Однако больше всего поразил меня «рабочий стол» графа, временно узурпированный А.А. Белостоцким, скрывавшим его прелести под толстой бархатной скатертью. Я стащила ее — и у меня мгновенно набухли соски и губы: резной стол со сплетенными торсами стоял как бы на четырех х...х, причем из каждого била струей мальвазия, растекшаяся в маленькую лужицу, и именно на них стол и опирался — всё это было искусно вырезано из грушевого дерева! Трудно было оторваться... Все это обязательно должно стать достоянием народа! Музей эротического искусства — вот что должно здесь быть!
В конце зала была маленькая приподнятая сценка, обрамлённая двумя мраморными нимфами, губами, грудями и всем естеством они тянулись друг к другу через разделяющее их пространство. В руки им была дана алюминиевая труба, по ней на кольцах скользил занавес: видимо, туда удалялся Белостоцкий для осмотра особо уважаемых приватных клиентов!
Теперь этот занавес должен быть распахнут и вся телесная красота должна раскрыться! Я села на сцене, на сравнительно скромный стульчик, изображавший всего лишь взбешённого кентавра... Думаю, всем понятно, что ног у стула было пять — и размечталась. Раскатала губу.
— Как всегда, сачкуем! — прохрипел шеф, появляясь по обыкновению внезапно, как он любил.
— Тут будет эротический театр!
Я бегло показала два номера, изобретённых мной в Гамбурге: зубами, без помощи рук, стянула колготки, потом зубами же, прикрыв в возбуждении глаза, начала стягивать, а потом рвать застрявшие на коленях трусики.
— Вообще, ты недооцениваешь мои ноги! Ими я ласкаю не хуже, чем руками. «Ласкаю ногами!» Уникальный номер. Если тебя что-то смущает, могу ими же чесаться, как мартышка, прикуривать, варить кофе, стрелять из ружья... Смотри!
Он стоял хмуро и неподвижно, в черной длинной офицерской плащ-палатке, и вода струями стекала на сексуальный паркет.
— У человека руки должны быть!
«Человек — это звучит гордо!» — еще должен был бы добавить он.
Приступы ханжеской злобы происходили с ним так же часто, как несварение желудка.
— Этот твой хахаль там стоит?
Конечно «мой»! Безусловно! Хранитель «ордена подвязки под коленом»!
— Думаю, что не стою такой охраны.
— На дом, что ли, опять залупаются?
— Видимо, — я пожала плечом. Потом закурила ногами, вставила сигарету в губы и сошла со сцены.

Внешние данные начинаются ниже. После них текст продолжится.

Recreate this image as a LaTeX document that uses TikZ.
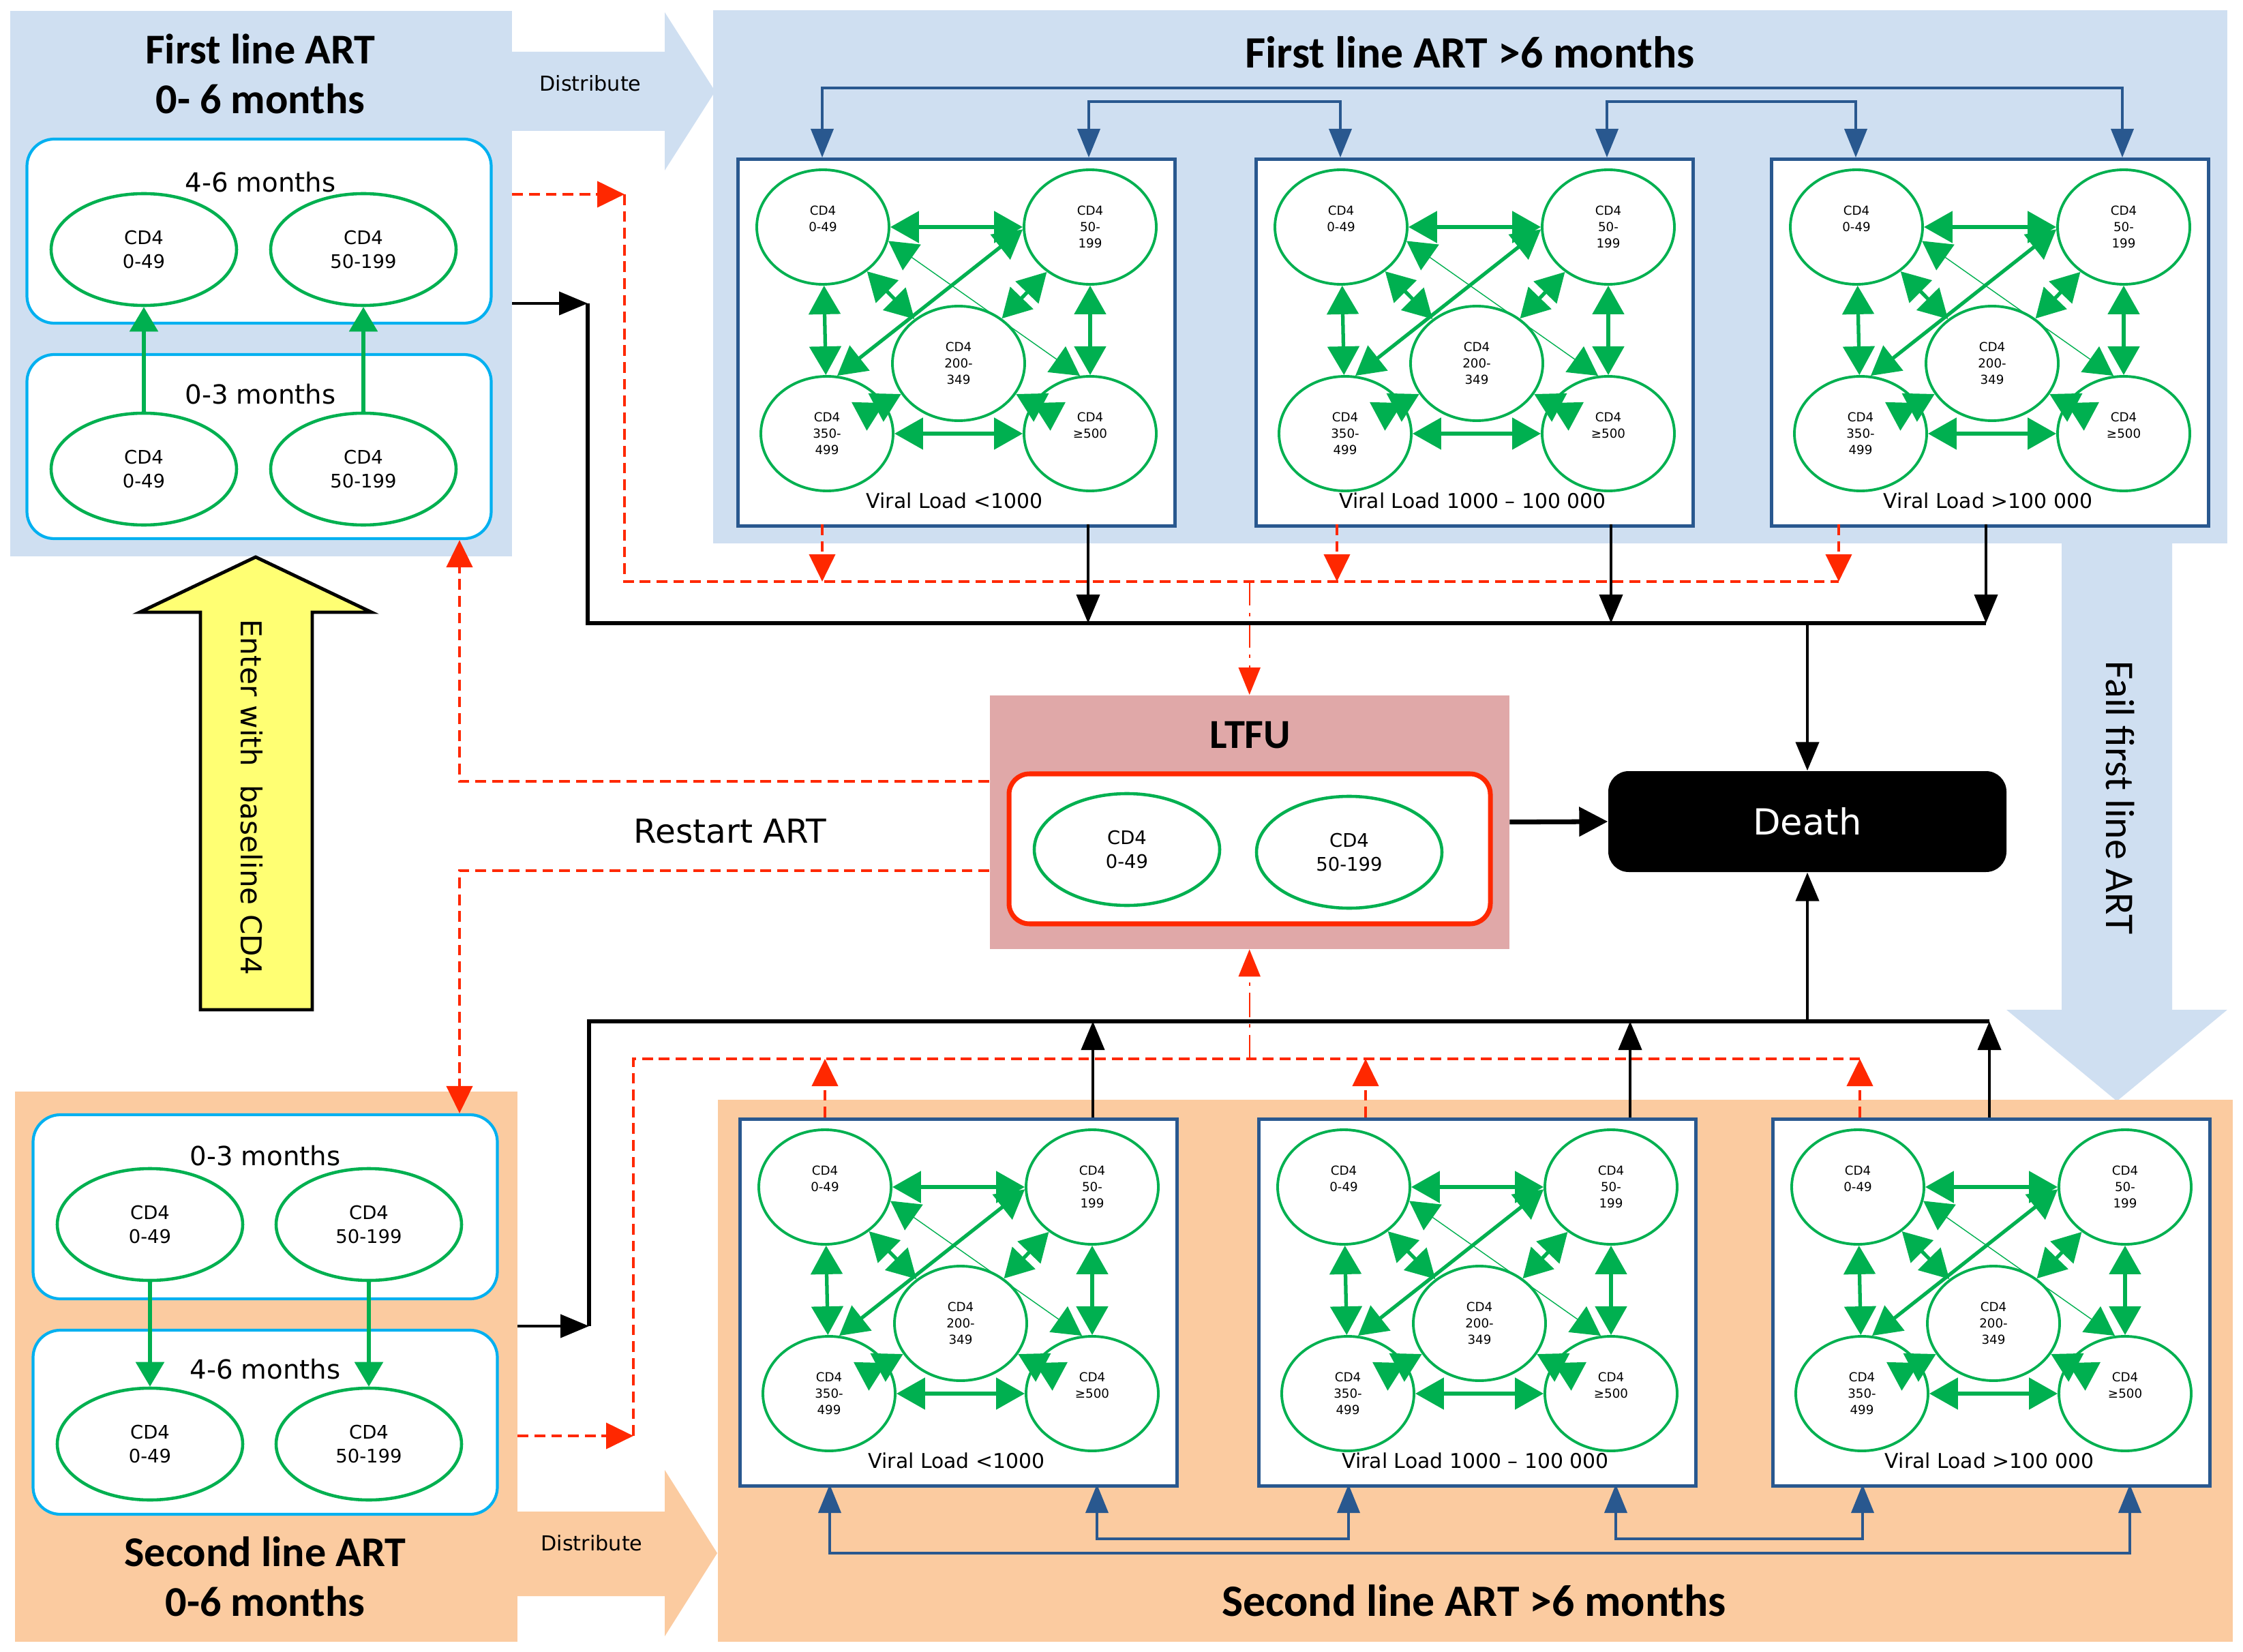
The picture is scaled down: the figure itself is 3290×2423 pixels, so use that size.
\documentclass[tikz,border=0pt]{standalone}
\usepackage{fontspec}
\setmainfont{Carlito}
\newfontfamily\lblfont{DejaVu Sans}
\usetikzlibrary{arrows.meta,shapes.geometric}

\definecolor{panelblue}{RGB}{207,223,241}
\definecolor{panelorange}{RGB}{251,203,160}
\definecolor{ltfupink}{RGB}{224,168,168}
\definecolor{cdgreen}{RGB}{0,176,80}
\definecolor{boxcyan}{RGB}{0,176,240}
\definecolor{vlblue}{RGB}{41,88,143}
\definecolor{redline}{RGB}{255,40,0}
\definecolor{enteryellow}{RGB}{255,255,115}

\tikzset{
  panel/.style={inner sep=0pt, anchor=north west},
  paneltitle/.style={align=center, font=\bfseries\fontsize{17.7}{20.8}\selectfont},
  bigtitle/.style={font=\bfseries\fontsize{18.7}{22}\selectfont},
  agebox/.style={draw=boxcyan, line width=1.2pt, fill=white, rounded corners=4mm,
    inner sep=0pt, minimum width=68.1mm, minimum height=27mm},
  agelabel/.style={font=\lblfont\fontsize{11}{13}\selectfont},
  cdell/.style={ellipse, draw=cdgreen, line width=1.3pt, fill=white, inner sep=0pt,
    minimum width=27.2mm, minimum height=16.4mm, align=center,
    font=\lblfont\fontsize{7.8}{10}\selectfont},
  cdcirc/.style={ellipse, draw=cdgreen, line width=1.1pt, inner sep=0pt,
    minimum width=19.4mm, minimum height=16.8mm, align=center,
    font=\lblfont\fontsize{5.2}{6.8}\selectfont},
  vlbox/.style={draw=vlblue, line width=1.5pt, fill=white, inner sep=0pt,
    minimum width=64.1mm, minimum height=53.8mm, anchor=north west},
  vllabel/.style={font=\lblfont\fontsize{8.5}{10}\selectfont},
  gtwo/.style={draw=cdgreen, line width=1.5pt,
    {Triangle[length=4.2mm,width=4.6mm]}-{Triangle[length=4.2mm,width=4.6mm]}},
  gthin/.style={gtwo, line width=0.4pt},
  gone/.style={draw=cdgreen, line width=1.6pt, -{Triangle[length=3.6mm,width=4.1mm]}},
  bluelink/.style={draw=vlblue, line width=1.1pt,
    {Triangle[length=4.2mm,width=3.3mm]}-{Triangle[length=4.2mm,width=3.3mm]}},
  blk/.style={draw=black, line width=1.2pt, -{Triangle[length=4.2mm,width=3.4mm]}},
  bus/.style={draw=black, line width=1.6pt},
  reddash/.style={draw=redline, line width=1.2pt, dash pattern=on 4.5pt off 2.5pt},
  redarr/.style={reddash, -{Triangle[length=4mm,width=3.8mm]}},
  reddot/.style={draw=redline, line width=0.6pt, dash pattern=on 10pt off 3pt on 1.5pt off 3pt,
    -{Triangle[length=4mm,width=3.2mm]}},
}

\begin{document}
\begin{tikzpicture}[x=0.1mm, y=-0.1mm]
\fill[white] (0,0) rectangle (3290,2423);
\useasboundingbox (0,0) rectangle (3290,2423);

% panels
\node[panel, fill=panelblue, minimum width=73.6mm, minimum height=80mm] (fl06) at (14,15) {};
\node[panel, fill=panelblue, minimum width=222.1mm, minimum height=78.2mm] (fl6) at (1045,14) {};
\fill[panelblue] (3024,796) -- (3186,796) -- (3186,1481) -- (3267,1481) -- (3105,1615)
  -- (2943,1481) -- (3024,1481) -- cycle;
\node[panel, fill=panelorange, minimum width=73.7mm, minimum height=80.7mm] (sl06) at (21,1600) {};
\node[panel, fill=panelorange, minimum width=222.2mm, minimum height=79.5mm] (sl6) at (1052,1612) {};
\node[panel, fill=ltfupink, minimum width=76.2mm, minimum height=37.2mm] (ltfu) at (1451,1019) {};

% distribute arrows
\fill[panelblue] (750,76) -- (975,76) -- (975,18) -- (1049,134) -- (975,250) -- (975,192)
  -- (750,192) -- cycle;
\fill[panelorange] (758,2217) -- (975,2217) -- (975,2156) -- (1052,2278) -- (975,2400)
  -- (975,2341) -- (758,2341) -- cycle;
\node[font=\lblfont\fontsize{8.6}{10}\selectfont] (dist1) at (866,122) {Distribute};
\node[font=\lblfont\fontsize{8.6}{10}\selectfont] (dist2) at (868,2263) {Distribute};
\node[rotate=-90, font=\fontsize{17}{20}\selectfont] (failt) at (3110,1170) {Fail first line ART};

% titles
\node[paneltitle] (fl06t) at (382,108) {First line ART\\0- 6 months};
\node[bigtitle] (fl6t) at (2156,77) {First line ART >6 months};
\node[paneltitle] (sl06t) at (389,2312) {Second line ART\\0-6 months};
\node[bigtitle] (sl6t) at (2162,2348) {Second line ART >6 months};

% first line 0-6 months
\node[agebox] (fl46) at (380,339) {};
\node[agebox] (fl03) at (380,655) {};
\node[agelabel] (fl46l) at (382,267) {4-6 months};
\node[agelabel] (fl03l) at (382,578) {0-3 months};
\node[cdell] (fl46a) at (211,366) {CD4\\0-49};
\node[cdell] (fl46b) at (533,366) {CD4\\50-199};
\node[cdell] (fl03a) at (211,688) {CD4\\0-49};
\node[cdell] (fl03b) at (533,688) {CD4\\50-199};
\draw[gone] (fl03a) -- (fl46a);
\draw[gone] (fl03b) -- (fl46b);

% second line 0-6 months
\node[agebox] (sl03) at (389,1770) {};
\node[agebox] (sl46) at (389,2086) {};
\node[agelabel] (sl03l) at (389,1695) {0-3 months};
\node[agelabel] (sl46l) at (389,2008) {4-6 months};
\node[cdell] (sl03a) at (220,1796) {CD4\\0-49};
\node[cdell] (sl03b) at (541,1796) {CD4\\50-199};
\node[cdell] (sl46a) at (220,2118) {CD4\\0-49};
\node[cdell] (sl46b) at (541,2118) {CD4\\50-199};
\draw[gone] (sl03a) -- (sl46a);
\draw[gone] (sl03b) -- (sl46b);

% viral load boxes
\foreach \n/\bx/\by/\vl/\yb/\yk/\dk/\dr/\bl/\br in {
    t1/1080/231/{<1000}/0/538/516/126/126/517,
    t2/1840/231/{1000 – 100 000}/0/538/523/121/126/517,
    t3/2596/231/{>100 000}/0/538/317/101/126/517,
    b1/1083/1639/{<1000}/538/0/520/127/134/526,
    b2/1844/1639/{1000 – 100 000}/538/0/547/159/134/526,
    b3/2598/1639/{>100 000}/538/0/320/130/134/526}{
  \begin{scope}[shift={(\bx,\by)}]
    \node[vlbox] (\n) at (0,0) {};
    \node[cdcirc] (\n-a) at (127,102) {CD4\\0-49\\\phantom{0}};
    \node[cdcirc] (\n-b) at (519,102) {CD4\\50-\\199};
    \node[cdcirc] (\n-c) at (326,302) {CD4\\200-\\349};
    \node[cdcirc] (\n-d) at (133,405) {CD4\\350-\\499};
    \node[cdcirc] (\n-e) at (519,405) {CD4\\≥500\\\phantom{0}};
    \node[vllabel] (\n-vl) at (320,503) {Viral Load \vl};
    \coordinate (\n-bl) at (\bl,\yb);
    \coordinate (\n-br) at (\br,\yb);
    \coordinate (\n-k) at (\dk,\yk);
    \coordinate (\n-r) at (\dr,\yk);
    \draw[gtwo] (\n-a) -- (\n-b);
    \draw[gtwo] (\n-d) -- (\n-e);
    \draw[gtwo] (\n-a) -- (\n-d);
    \draw[gtwo] (\n-b) -- (\n-e);
    \draw[gtwo] (\n-a) -- (\n-c);
    \draw[gtwo] (\n-b) -- (\n-c);
    \draw[gtwo] (\n-d) -- (\n-c);
    \draw[gtwo] (\n-e) -- (\n-c);
    \draw[gtwo] (\n-d.80) -- (\n-b.182);
    \draw[gthin] (\n-a.-12) -- (\n-e.100);
  \end{scope}
}

% distribution links
\draw[bluelink] (t1-bl) -- ++(0,-102) -| (t3-br);
\draw[bluelink] (t1-br) -- ++(0,-82) -| (t2-bl);
\draw[bluelink] (t2-br) -- ++(0,-82) -| (t3-bl);
\draw[bluelink] (b1-bl) -- ++(0,101) -| (b3-br);
\draw[bluelink] (b1-br) -- ++(0,80) -| (b2-bl);
\draw[bluelink] (b2-br) -- ++(0,80) -| (b3-bl);

% LTFU
\node[font=\bfseries\fontsize{17.2}{20}\selectfont] (ltfut) at (1834,1078) {LTFU};
\node[draw=redline, line width=2pt, fill=white, rounded corners=3mm, inner sep=0pt,
  minimum width=70.6mm, minimum height=22mm] (ltfuin) at (1833,1245) {};
\node[cdell] (ltfua) at (1653,1246) {CD4\\0-49};
\node[cdell] (ltfub) at (1979,1250) {CD4\\50-199};

% death
\node[fill=black, rounded corners=3mm, inner sep=0pt, minimum width=58.4mm,
  minimum height=14.8mm, text=white, font=\lblfont\fontsize{15}{18}\selectfont]
  (death) at (2651,1205) {Death};
\draw[blk, line width=2pt, -{Triangle[length=4.2mm,width=4.2mm]}] (ltfu.east) -- (death.west);

% lost to follow up, first line
\coordinate (rt0) at (916,285);
\coordinate (rtL) at (916,853);
\coordinate (rtR) at (2697,853);
\draw[reddash] (rt0) -- (rtL) -- (rtR);
\draw[redarr] (fl06.east |- rt0) -- (rt0);
\foreach \n in {t1,t2,t3}
  \draw[redarr] (\n-r) -- (\n-r |- rtL);
\draw[reddot] (ltfu.north |- rtL) -- (ltfu.north);

% lost to follow up, second line
\coordinate (rb0) at (929,2106);
\coordinate (rbL) at (929,1553);
\coordinate (rbR) at (2728,1553);
\draw[reddash] (rb0) -- (rbL) -- (rbR);
\draw[redarr] (sl06.east |- rb0) -- (rb0);
\foreach \n in {b1,b2,b3}
  \draw[redarr] (\n-r) -- (\n-r |- rbL);
\draw[reddot] (ltfu.south |- rbL) -- (ltfu.south);

% deaths, first line
\coordinate (bt0) at (862,445);
\coordinate (btL) at (862,914);
\coordinate (btR) at (2913,914);
\draw[bus] (bt0) -- (btL) -- (btR);
\draw[blk] (fl06.east |- bt0) -- (bt0);
\foreach \n in {t1,t2,t3}
  \draw[blk] (\n-k) -- (\n-k |- btL);
\draw[blk] (death.north |- btL) -- (death.north);

% deaths, second line
\coordinate (bb0) at (864,1945);
\coordinate (bbL) at (864,1498);
\coordinate (bbR) at (2918,1498);
\draw[bus] (bb0) -- (bbL) -- (bbR);
\draw[blk] (sl06.east |- bb0) -- (bb0);
\foreach \n in {b1,b2,b3}
  \draw[blk] (\n-k) -- (\n-k |- bbL);
\draw[blk] (death.south |- bbL) -- (death.south);

% restart
\coordinate (rsU) at (674,1146);
\coordinate (rsD) at (674,1277);
\draw[redarr] (ltfu.west |- rsU) -- (rsU) -- (rsU |- fl03.south);
\draw[redarr] (ltfu.west |- rsD) -- (rsD) -- (rsD |- sl03.north);
\node[font=\lblfont\fontsize{13.8}{16}\selectfont] (restart) at (1071,1219) {Restart ART};

% entry
\filldraw[fill=enteryellow, draw=black, line width=1.4pt] (294,1481) -- (458,1481) -- (458,898)
  -- (545,898) -- (375,817) -- (205,898) -- (294,898) -- cycle;
\node[rotate=-90, font=\lblfont\fontsize{12}{14}\selectfont] (entert) at (369,1169)
  {Enter with~ baseline CD4};
\end{tikzpicture}
\end{document}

— Руками лучше работай! — обрезал он, видимо, твёрдо взяв курс на партийное оздоровление... Да, партийная убежденность — дело не классовое, а возрастное.
— Серьёзно пора настроиться. Ревизоры едут!
— ...Ревизор?
— Ревизоры!!
— Рябчук?
— Бери выше.
— Что же может быть выше?!
— Из Парижа едут!
— Из Парижа? — я оживилась.
— Эти... туроператоры из «Франстур»!
Отлично! Самой не удалось стать этой... туроператоршей, так хоть посмотрю!
— Сколько их?
— А сколько тебе надо?.. Хотят поставить все на широкую ногу... — глянул на мое израненное колено. — Тьфу!
Когда в гулком аэропорту звонкий неземной голос дикторши произносит названия городов «...Ландн!.. Марсель», жизнь ощущается сказкой, в которой возможно всё!
И вот уже потекли первые парижане... А вдруг!
Неужели это он? Синеглазый, в развевающемся белом плаще?..
— Добрый день! — проскрипело совсем с другой стороны.
— Вы... из Парижа? — с трудом выговорила я.
Нет. Он не из Парижа — это точно... Максимум — из парижского самолёта!
Разве можно от шефа, сексуального маньяка и к тому же ханжи, ждать чего-то приятного?
— Вы говорите по-русски? — разулыбалась я.